Present each line of the entries below that holds the word "this".
-------- Information shown --------
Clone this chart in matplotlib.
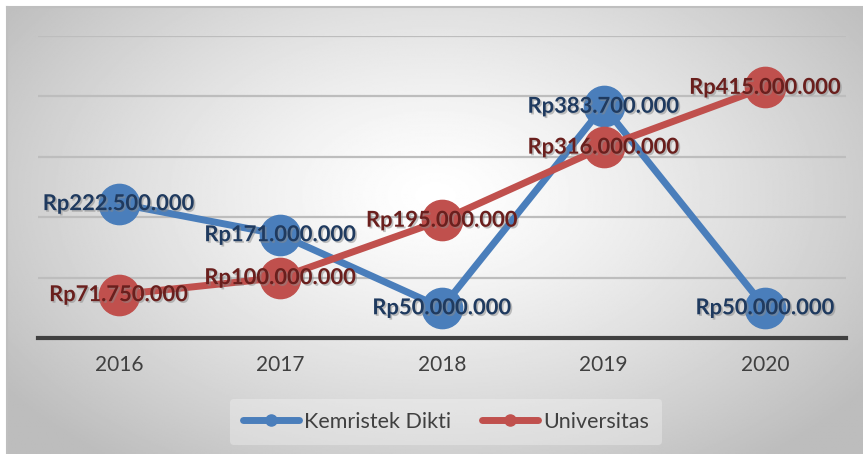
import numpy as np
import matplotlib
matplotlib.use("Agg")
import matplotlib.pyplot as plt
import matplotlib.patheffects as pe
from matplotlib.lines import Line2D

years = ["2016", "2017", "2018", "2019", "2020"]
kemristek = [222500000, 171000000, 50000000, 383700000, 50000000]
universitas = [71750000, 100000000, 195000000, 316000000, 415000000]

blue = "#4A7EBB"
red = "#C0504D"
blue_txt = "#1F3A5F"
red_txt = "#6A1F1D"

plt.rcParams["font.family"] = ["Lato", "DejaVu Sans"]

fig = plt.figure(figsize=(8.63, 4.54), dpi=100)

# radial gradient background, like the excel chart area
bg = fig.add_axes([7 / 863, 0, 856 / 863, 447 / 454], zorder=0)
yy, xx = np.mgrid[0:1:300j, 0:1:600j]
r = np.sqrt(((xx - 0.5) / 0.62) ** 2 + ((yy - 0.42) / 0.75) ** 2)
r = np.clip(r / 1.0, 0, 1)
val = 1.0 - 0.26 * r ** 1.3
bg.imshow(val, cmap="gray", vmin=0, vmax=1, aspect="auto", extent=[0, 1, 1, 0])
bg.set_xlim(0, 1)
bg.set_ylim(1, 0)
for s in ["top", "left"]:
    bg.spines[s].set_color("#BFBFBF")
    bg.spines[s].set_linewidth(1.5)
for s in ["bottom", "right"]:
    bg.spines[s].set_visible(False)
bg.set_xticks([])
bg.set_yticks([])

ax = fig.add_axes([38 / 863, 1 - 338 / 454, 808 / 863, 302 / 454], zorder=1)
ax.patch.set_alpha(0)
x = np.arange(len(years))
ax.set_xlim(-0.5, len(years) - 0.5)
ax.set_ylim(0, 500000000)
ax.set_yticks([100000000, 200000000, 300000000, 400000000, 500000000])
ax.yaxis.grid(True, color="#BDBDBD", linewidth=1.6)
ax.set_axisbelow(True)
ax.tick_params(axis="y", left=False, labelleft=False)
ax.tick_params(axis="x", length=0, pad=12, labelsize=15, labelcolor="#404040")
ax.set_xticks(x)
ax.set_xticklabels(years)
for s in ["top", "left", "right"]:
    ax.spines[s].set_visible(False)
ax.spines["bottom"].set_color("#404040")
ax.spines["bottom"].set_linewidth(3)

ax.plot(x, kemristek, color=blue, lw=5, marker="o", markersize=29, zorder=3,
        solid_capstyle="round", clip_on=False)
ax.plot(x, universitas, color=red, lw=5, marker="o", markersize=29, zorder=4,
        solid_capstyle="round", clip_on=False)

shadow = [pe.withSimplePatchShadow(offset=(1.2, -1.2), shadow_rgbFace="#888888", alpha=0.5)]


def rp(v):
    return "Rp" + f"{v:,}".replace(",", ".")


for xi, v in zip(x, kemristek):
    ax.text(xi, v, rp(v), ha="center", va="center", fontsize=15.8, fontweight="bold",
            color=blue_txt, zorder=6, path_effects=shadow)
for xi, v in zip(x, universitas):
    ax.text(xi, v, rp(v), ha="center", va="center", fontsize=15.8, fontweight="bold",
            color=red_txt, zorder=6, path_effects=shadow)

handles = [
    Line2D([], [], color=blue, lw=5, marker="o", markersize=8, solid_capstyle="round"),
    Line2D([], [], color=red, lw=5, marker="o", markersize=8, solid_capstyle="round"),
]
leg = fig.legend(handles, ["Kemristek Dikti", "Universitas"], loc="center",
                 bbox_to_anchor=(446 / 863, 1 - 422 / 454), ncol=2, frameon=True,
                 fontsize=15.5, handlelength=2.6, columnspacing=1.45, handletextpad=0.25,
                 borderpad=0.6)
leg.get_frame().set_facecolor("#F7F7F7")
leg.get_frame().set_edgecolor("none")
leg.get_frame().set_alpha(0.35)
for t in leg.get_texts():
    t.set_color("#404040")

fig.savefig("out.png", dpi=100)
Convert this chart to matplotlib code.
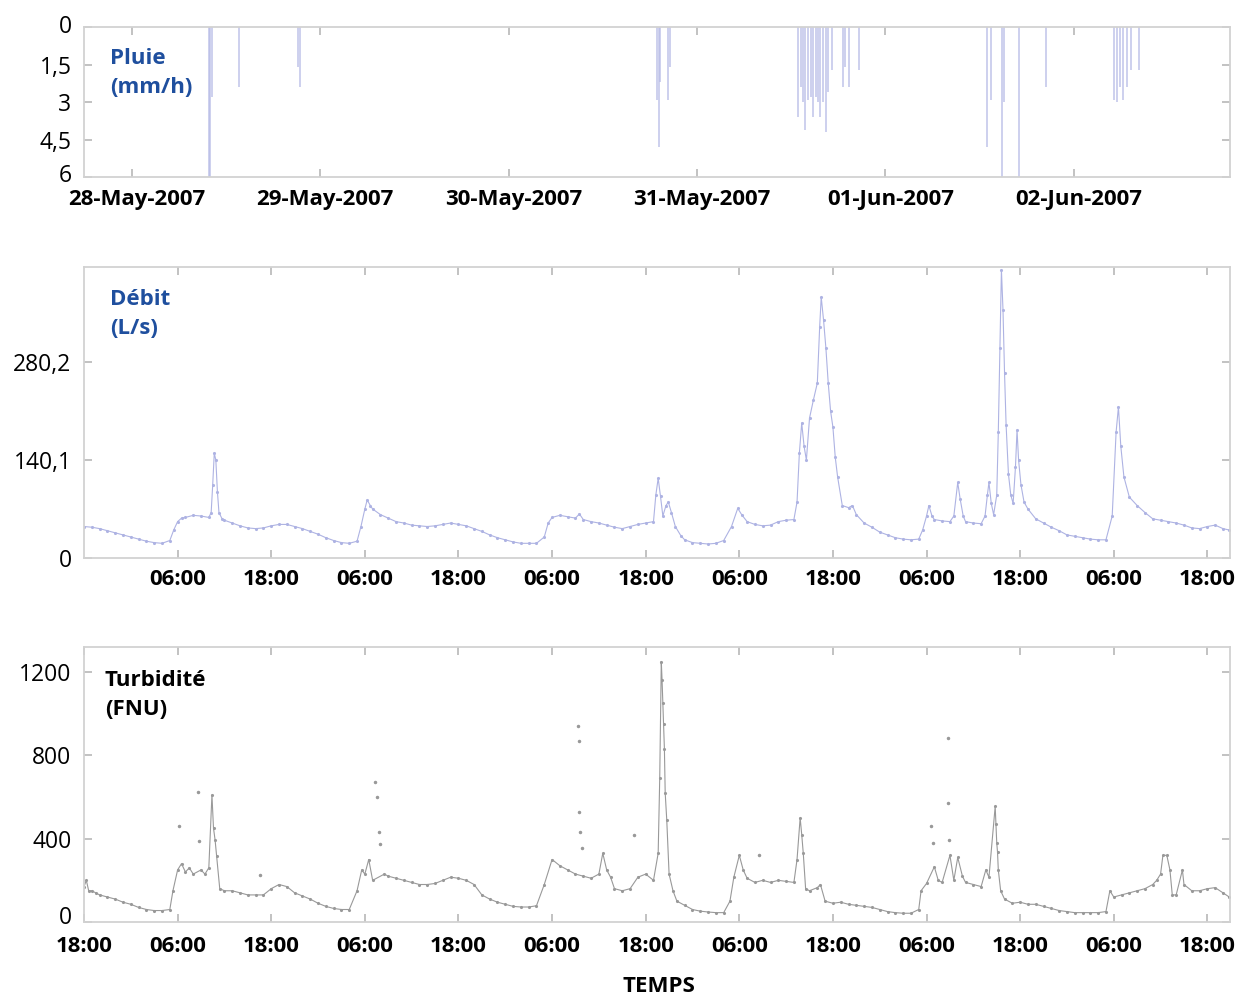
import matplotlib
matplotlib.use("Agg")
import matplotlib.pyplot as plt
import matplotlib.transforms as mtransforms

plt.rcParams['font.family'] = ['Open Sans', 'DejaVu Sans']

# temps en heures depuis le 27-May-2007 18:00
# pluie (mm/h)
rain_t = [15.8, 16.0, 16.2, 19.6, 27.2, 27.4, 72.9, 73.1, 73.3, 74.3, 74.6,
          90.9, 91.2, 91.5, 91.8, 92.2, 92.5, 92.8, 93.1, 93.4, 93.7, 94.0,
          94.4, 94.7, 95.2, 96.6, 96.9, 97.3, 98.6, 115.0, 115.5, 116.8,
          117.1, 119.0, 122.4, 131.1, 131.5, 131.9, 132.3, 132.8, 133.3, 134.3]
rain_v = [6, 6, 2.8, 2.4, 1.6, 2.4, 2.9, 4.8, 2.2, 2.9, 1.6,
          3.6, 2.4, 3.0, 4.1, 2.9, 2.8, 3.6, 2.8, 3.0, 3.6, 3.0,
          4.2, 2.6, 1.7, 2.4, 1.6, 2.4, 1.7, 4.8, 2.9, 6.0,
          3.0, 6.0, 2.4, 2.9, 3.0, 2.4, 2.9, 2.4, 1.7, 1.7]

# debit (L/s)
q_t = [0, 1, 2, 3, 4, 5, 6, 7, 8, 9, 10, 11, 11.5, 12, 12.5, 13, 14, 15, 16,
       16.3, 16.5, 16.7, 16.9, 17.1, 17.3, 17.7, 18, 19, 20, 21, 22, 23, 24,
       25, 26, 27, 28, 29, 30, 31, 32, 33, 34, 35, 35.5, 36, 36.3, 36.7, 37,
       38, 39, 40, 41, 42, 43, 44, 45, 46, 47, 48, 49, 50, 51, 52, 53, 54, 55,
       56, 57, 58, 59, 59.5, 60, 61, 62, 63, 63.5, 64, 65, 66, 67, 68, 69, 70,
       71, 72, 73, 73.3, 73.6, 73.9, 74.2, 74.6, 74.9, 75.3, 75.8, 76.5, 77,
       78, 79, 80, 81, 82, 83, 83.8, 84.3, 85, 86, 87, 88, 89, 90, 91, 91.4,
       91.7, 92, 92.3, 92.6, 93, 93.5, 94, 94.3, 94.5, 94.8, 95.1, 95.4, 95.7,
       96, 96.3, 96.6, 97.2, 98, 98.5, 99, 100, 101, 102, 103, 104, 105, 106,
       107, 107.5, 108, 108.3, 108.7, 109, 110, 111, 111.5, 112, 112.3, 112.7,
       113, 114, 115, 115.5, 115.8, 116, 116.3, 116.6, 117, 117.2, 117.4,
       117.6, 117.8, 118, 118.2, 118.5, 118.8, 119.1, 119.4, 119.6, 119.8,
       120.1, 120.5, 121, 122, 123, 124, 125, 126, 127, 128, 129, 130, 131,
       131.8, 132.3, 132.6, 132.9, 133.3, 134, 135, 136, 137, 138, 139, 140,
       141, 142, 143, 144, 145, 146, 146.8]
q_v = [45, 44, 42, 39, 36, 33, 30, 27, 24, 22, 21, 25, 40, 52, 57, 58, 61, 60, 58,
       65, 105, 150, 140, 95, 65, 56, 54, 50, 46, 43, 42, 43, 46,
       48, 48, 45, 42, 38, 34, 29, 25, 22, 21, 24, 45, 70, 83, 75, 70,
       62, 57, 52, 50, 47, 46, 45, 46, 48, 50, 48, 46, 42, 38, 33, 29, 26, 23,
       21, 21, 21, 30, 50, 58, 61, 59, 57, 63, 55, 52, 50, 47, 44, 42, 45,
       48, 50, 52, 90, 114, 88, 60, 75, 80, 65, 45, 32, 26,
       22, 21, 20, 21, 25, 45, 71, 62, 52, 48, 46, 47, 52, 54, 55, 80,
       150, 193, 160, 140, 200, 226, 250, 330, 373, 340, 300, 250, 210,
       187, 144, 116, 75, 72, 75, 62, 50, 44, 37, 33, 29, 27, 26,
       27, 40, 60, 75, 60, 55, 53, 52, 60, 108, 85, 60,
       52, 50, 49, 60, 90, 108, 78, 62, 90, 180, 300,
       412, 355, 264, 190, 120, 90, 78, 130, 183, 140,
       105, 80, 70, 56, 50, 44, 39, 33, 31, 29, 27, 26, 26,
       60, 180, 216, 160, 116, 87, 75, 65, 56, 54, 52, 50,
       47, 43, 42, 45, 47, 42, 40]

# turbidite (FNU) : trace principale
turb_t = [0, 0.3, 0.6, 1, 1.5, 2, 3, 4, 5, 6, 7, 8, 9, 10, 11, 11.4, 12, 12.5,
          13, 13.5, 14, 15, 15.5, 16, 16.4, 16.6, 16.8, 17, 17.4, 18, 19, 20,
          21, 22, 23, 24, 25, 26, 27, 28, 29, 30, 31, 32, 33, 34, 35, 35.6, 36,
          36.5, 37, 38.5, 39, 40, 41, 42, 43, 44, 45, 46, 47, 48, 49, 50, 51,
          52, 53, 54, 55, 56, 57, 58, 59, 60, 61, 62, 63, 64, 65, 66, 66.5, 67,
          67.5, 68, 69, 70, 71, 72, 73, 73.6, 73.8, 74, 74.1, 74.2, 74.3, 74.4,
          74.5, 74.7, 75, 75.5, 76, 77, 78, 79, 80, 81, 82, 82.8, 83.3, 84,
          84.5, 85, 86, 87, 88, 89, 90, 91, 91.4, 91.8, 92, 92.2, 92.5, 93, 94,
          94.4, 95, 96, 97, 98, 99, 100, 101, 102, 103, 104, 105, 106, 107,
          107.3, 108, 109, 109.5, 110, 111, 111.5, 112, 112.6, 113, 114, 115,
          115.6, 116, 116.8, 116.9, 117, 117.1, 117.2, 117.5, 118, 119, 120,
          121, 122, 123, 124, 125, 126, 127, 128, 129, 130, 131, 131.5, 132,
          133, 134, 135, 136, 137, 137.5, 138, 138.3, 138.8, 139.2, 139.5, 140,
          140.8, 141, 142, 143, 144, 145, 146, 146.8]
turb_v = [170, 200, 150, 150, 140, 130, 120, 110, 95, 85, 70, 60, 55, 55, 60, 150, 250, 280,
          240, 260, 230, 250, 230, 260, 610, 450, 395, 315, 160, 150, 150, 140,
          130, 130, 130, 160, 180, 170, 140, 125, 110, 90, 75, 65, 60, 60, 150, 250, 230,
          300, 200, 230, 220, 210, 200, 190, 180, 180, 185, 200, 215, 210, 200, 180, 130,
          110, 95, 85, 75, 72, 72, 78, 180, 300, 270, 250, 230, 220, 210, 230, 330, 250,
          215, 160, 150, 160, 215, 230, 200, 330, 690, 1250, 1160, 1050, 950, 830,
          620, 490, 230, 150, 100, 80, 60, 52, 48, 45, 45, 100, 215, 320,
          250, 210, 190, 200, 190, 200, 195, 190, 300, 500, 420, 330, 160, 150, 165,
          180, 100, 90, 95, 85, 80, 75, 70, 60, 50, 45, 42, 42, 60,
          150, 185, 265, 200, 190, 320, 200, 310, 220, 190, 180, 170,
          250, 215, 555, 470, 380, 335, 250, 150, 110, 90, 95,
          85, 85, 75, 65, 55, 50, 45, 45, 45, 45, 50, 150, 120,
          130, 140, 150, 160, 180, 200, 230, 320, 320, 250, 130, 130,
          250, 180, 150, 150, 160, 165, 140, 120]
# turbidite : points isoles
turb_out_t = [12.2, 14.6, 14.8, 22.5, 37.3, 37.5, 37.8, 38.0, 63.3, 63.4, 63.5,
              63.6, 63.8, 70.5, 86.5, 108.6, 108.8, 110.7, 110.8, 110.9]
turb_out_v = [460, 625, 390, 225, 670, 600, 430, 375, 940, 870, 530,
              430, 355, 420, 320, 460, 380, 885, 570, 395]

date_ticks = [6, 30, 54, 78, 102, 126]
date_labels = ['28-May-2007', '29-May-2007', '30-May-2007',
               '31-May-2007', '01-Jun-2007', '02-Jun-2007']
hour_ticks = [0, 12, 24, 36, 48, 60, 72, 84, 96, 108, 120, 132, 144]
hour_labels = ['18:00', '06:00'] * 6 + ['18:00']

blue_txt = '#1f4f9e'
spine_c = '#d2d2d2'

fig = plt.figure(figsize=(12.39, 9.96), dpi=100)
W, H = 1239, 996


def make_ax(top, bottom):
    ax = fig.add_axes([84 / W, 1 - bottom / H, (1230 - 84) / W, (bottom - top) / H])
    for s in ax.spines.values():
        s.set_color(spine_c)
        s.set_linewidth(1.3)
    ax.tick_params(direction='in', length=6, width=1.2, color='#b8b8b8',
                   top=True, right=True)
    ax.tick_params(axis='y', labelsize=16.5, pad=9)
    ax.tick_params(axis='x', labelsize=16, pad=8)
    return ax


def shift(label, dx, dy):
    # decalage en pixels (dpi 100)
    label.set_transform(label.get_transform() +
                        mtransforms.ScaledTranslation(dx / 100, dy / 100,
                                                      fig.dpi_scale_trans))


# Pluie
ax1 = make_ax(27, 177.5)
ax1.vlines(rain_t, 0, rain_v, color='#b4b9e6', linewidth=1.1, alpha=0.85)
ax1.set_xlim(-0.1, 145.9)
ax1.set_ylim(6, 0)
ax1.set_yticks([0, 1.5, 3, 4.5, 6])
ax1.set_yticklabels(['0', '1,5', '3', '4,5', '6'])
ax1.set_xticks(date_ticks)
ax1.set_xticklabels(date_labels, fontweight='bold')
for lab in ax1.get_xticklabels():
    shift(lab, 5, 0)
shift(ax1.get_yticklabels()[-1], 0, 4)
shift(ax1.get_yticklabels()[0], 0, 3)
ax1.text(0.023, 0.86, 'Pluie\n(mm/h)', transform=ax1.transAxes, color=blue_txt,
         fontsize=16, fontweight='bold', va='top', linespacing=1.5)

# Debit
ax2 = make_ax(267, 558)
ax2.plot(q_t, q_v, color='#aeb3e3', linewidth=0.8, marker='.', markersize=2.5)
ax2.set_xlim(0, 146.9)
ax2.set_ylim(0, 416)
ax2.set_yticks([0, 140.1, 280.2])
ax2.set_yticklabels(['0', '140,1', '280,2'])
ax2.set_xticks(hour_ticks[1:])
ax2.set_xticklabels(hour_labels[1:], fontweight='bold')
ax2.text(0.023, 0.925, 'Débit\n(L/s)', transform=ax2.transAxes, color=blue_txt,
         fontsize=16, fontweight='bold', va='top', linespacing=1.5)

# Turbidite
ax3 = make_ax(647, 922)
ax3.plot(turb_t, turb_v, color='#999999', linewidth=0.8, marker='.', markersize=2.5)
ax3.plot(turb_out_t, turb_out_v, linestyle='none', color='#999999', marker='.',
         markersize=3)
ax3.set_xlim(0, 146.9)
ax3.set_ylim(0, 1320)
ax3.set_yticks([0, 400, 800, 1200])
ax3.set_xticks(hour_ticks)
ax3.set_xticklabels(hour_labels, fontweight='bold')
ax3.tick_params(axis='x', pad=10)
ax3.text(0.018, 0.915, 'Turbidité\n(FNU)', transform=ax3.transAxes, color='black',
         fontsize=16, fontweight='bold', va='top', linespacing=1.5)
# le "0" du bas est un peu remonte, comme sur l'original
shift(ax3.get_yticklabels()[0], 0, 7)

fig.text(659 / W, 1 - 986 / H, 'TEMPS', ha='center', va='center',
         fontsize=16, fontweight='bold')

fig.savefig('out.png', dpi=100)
--------
§ **Answer for the task**:
Clone this chart in matplotlib.
Convert this chart to matplotlib code.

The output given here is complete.